Establishing a Crummey Trust can help you to accomplish your estate planning objectives for heirs. Such trusts are drafted to enable you to make gifts to heirs during the rest of your lifetime. They also can enable you to retain some control over the monies that are directed to heirs.
Some Basic Limits:
For 2016, the annual amount one individual can gift to another is $14,000. A married couple can combine their limits to increase the annual amount limitation to $28,000. In addition to the annual gift limits, everyone also has what is known as a “lifetime exemption amount” than can be willed or gifted to another. The 2016 lifetime limit is $5,450,000. Once again, married couples can combine their lifetime limits to pass up to $10,900,000 to their heirs tax-free. By removing funds from your taxable estate, it can allow the gifted funds to appreciate in value on a tax-free basis.
Any amounts transferred in excess of the annual limit will reduce the one’s lifetime exemption amount unless gift taxation is elected and included in your income tax return for the year in which the gift was made. (Note: Periodically, the IRS will publish new limits to adjust for price inflation.)
Annual gifts can be made to anyone and to as many individuals as desired. This means that gifts can be made to your children, grandchildren, siblings, relatives, and to others. As long as you do not make gifts to anyone above the annual limit, you will not use up any of your lifetime exemption from estate and gift taxes.
Control Requirements:
You can place some restrictions on how and when the beneficiary of your gift withdraws monies from a Crummey Trust. However, the trust must provide a notice of any gifts to the beneficiaries of the trust and also allow immediate withdrawals of the contributed amounts if requested by the beneficiary. The time period for withdrawal can be limited to a very short period that can be as short as 30 days.
Providing the beneficiaries a "Crummey Powers" right of withdrawal notice is necessary to establishes a “present interest” value for the newly gifted amounts. If done properly, it can be relied upon to ensure that the gift and estate tax limits can apply to the transfers.
Why Crummey Trusts Work
Usually the beneficiaries of Crummey Trusts do not withdrawal newly contributed funds from the trust within the permitted time period for making withdrawals. This is because, in most cases, they know that the real intent of the donor(s) was for the funds to be retained in the trust until a later time.
In violating that intent, the beneficiary will likely understand that any planned future gifts will be discontinued. However, to meet statutory requirements, it is necessary that any such alternative understanding between donor and beneficiary never be documented in any way.
The only ongoing documentation that is desired is to make sure that contribution letters are sent whenever new gifts are made to the trust to remind the beneficiary of the limited time period for accomplishing their immediate withdrawal rights.
Even though the IRS has periodically challenged the use of Crummey Trusts, they continue to be permitted when properly drafted and executed. The last favorably decided court case was Mikel v. Commissioner in U.S. Tax Court on April 2015 involving the tax-free transfer of $1,600,000 to sixty beneficiaries.
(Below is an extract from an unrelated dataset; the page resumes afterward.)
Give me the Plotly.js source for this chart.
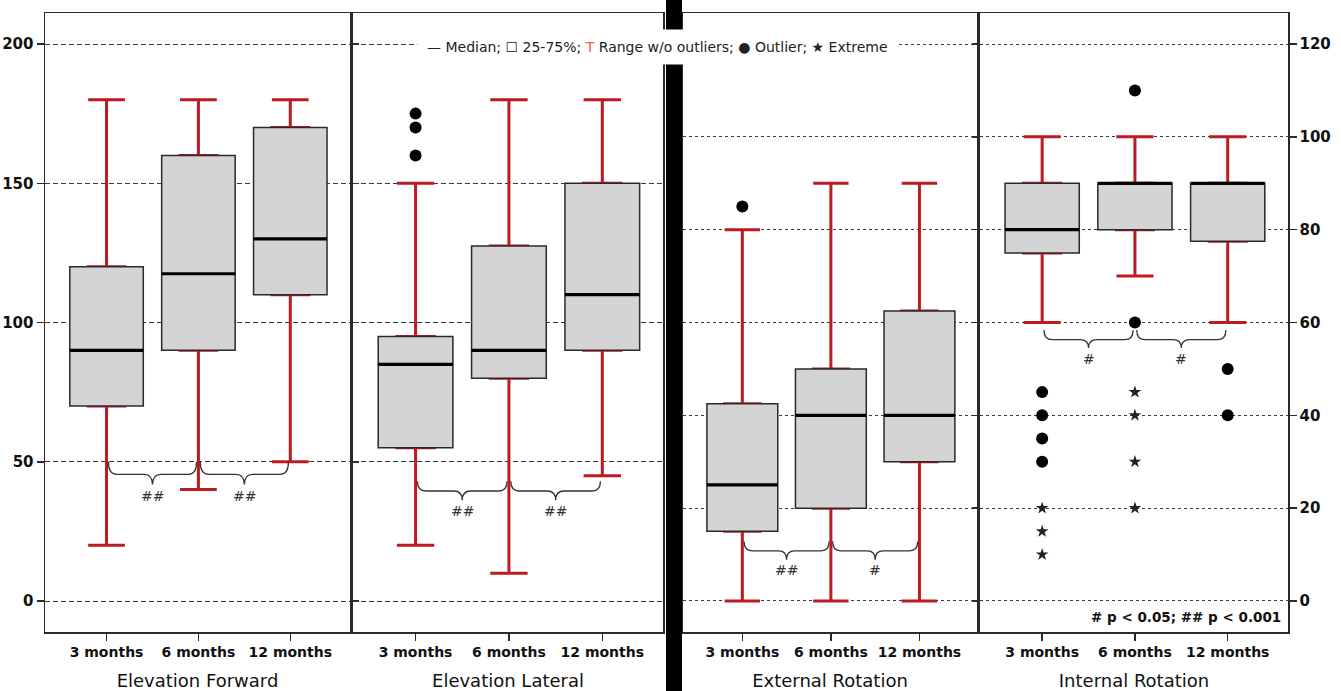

When combined with life insurance planning, Crummey Trusts also can help avoid a forced sale to pay estate taxes, and help in distributing equivalent values to beneficiaries for illiquid assets that may include real estate or a family business.
In considering your own situation and any Crummey Trust planning in your will and estate planning, it is important to work with an attorney who is experienced and also specializes in advanced Estate and Trust Planning.